Yes, it’s becoming clearer now.

In high school, I wasn’t much of a reader, and I still passed the test. So did many of my friends. But that’s because I was an expert on how to do school. In the suburbs, you can get away with that. At my former school, you can’t.

Here’s the thing: The AP English test does not grade you on what you learned in the 12th grade. It doesn’t ask you about Frankenstein or The Scarlet Letter or any of the books you’ve read. Rather, it determines how well you can read challenging, obscure texts. That’s why it’s hard on urban kids and English learners.

If you’ve been reading your whole life, and if you see yourself as a reader, you have a much better chance of passing. That’s why the two students who passed were at such a big advantage. That’s also why, like a few astute readers have suggested, it’s crucial for schools to build a culture of reading. It’s important to create literary nerds.

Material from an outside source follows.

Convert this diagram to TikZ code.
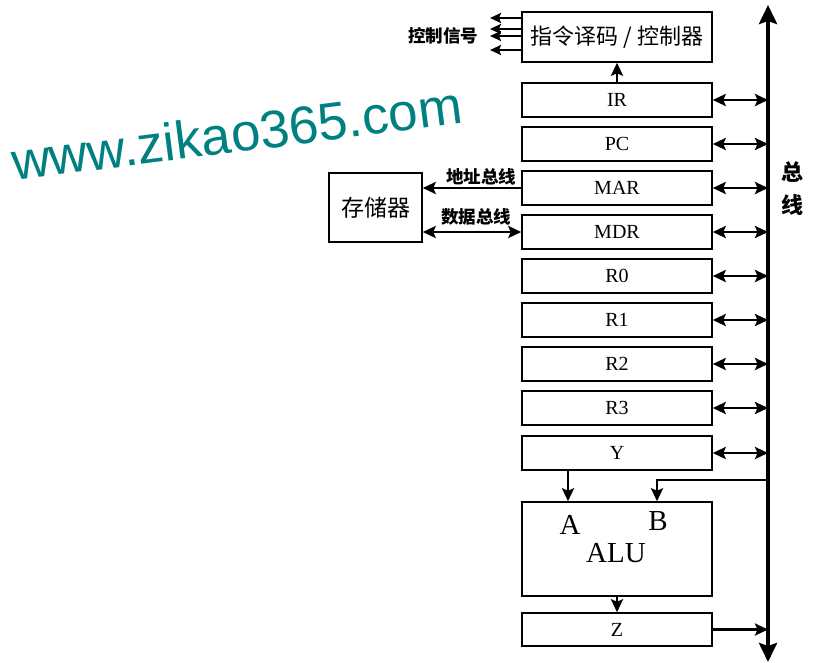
\documentclass[tikz,border=0pt]{standalone}
\usepackage{fontspec}
\setmainfont{Liberation Serif}
\newfontfamily\cjk{Noto Sans CJK SC}
\newfontfamily\wmfont{Liberation Sans}
\usetikzlibrary{arrows.meta,calc}
\definecolor{wmteal}{RGB}{0,128,128}
\tikzset{
  regbox/.style={draw, line width=1.5pt, minimum width=190pt, minimum height=34pt, inner sep=0pt, font=\fontsize{20}{20}\selectfont},
  tipsig/.tip={Stealth[length=13pt,width=12pt,inset=2.5pt]},
  sig/.style={line width=2.6pt, -tipsig},
  bisig/.style={line width=2.6pt, tipsig-tipsig},
  smalllabel/.style={font=\cjk\bfseries\fontsize{17.5}{17.5}\selectfont, inner sep=0pt},
}
\begin{document}
\begin{tikzpicture}[x=1pt,y=-1pt]
\useasboundingbox (0,0) rectangle (813,662);
% watermark
\node[rotate=7.3, anchor=base, text=wmteal, font=\wmfont\fontsize{53}{53}\selectfont, inner sep=0pt] (wm) at (239,152) {www.zikao365.com};
% controller
\node[regbox, minimum height=50pt, font=\cjk\fontsize{22}{22}\selectfont] (ctrl) at (617,37) {指令译码 / 控制器};
% registers
\node[regbox] (IR)  at (617,100) {IR};
\node[regbox] (PC)  at (617,144) {PC};
\node[regbox] (MAR) at (617,188) {MAR};
\node[regbox] (MDR) at (617,232) {MDR};
\node[regbox] (R0)  at (617,276) {R0};
\node[regbox] (R1)  at (617,320) {R1};
\node[regbox] (R2)  at (617,364) {R2};
\node[regbox] (R3)  at (617,408) {R3};
\node[regbox] (Y)   at (617,453) {Y};
\node[regbox, minimum height=94pt] (ALU) at (617,549) {};
\node[font=\fontsize{29}{29}\selectfont, inner sep=0pt] (Alab) at (570,525) {A};
\node[font=\fontsize{29}{29}\selectfont, inner sep=0pt] (Blab) at (658,521) {B};
\node[font=\fontsize{29}{29}\selectfont, inner sep=0pt] (ALUlab) at (616,553) {ALU};
\node[regbox, minimum height=33pt] (Z) at (617,629.5) {Z};
% memory
\node[draw, line width=1.5pt, minimum width=93pt, minimum height=69pt, inner sep=0pt, font=\cjk\fontsize{23}{23}\selectfont] (mem) at (375.5,207.5) {存储器};
% bus
\coordinate (bustop) at (768,5);
\coordinate (busbot) at (768,662);
\draw[line width=3.8pt, {Stealth[length=19pt,width=18pt,inset=3pt]}-{Stealth[length=19pt,width=18pt,inset=3pt]}] (busbot) -- (bustop);
\node[font=\cjk\bfseries\fontsize{22}{22}\selectfont, inner sep=0pt] (buslab1) at (792,171.5) {总};
\node[font=\cjk\bfseries\fontsize{22}{22}\selectfont, inner sep=0pt] (buslab2) at (792,205) {线};
% register <-> bus
\foreach \r in {IR,PC,MAR,MDR,R0,R1,R2,R3,Y}{
  \draw[bisig] (\r.east) -- (\r.east -| bustop);
}
\draw[sig] (Z.east) -- (Z.east -| bustop);
% IR -> controller
\draw[sig] (IR.north) -- (ctrl.south);
% control signals
\coordinate (cs1) at (490,18);
\coordinate (cs2) at (490,29);
\coordinate (cs3) at (490,36);
\coordinate (cs4) at (490,50);
\foreach \c in {cs1,cs2,cs3,cs4}{
  \draw[line width=2.2pt, -{Stealth[length=11pt,width=10pt,inset=2pt]}] (ctrl.west |- \c) -- (\c);
}
\node[smalllabel] (cslab) at (443,36) {控制信号};
% memory buses
\draw[sig] (MAR.west) -- (MAR.west -| mem.east);
\draw[bisig] (MDR.west) -- (MDR.west -| mem.east);
\node[smalllabel] (ablab) at (481,177) {地址总线};
\node[smalllabel] (dblab) at (476,217) {数据总线};
% ALU inputs
\coordinate (ain) at (568,470);
\draw[sig] (Y.south -| ain) -- (ALU.north -| ain);
\coordinate (bj) at (768,480);
\coordinate (bcorner) at (657,480);
\draw[sig] (bj) -- (bcorner) -- (bcorner |- ALU.north);
% ALU -> Z
\draw[sig] (ALU.south) -- (Z.north);
\end{tikzpicture}
\end{document}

I’m happy for the two students who passed. But there were no surprises, no stories of students working hard and beating the odds.

Maybe the truth is better, though. Maybe it’s better to know that the gaps are wide and that it takes a concerted, multi-year effort to address them. Maybe it’s what’s necessary to convince us how important it is to make bold moves on reading.

Update: A very smart reader (go Molly!) just reminded me that the two students have one more thing in common: They both had a background at elite private high schools before transferring to our school. Hmm. This revelation might require a post on its own!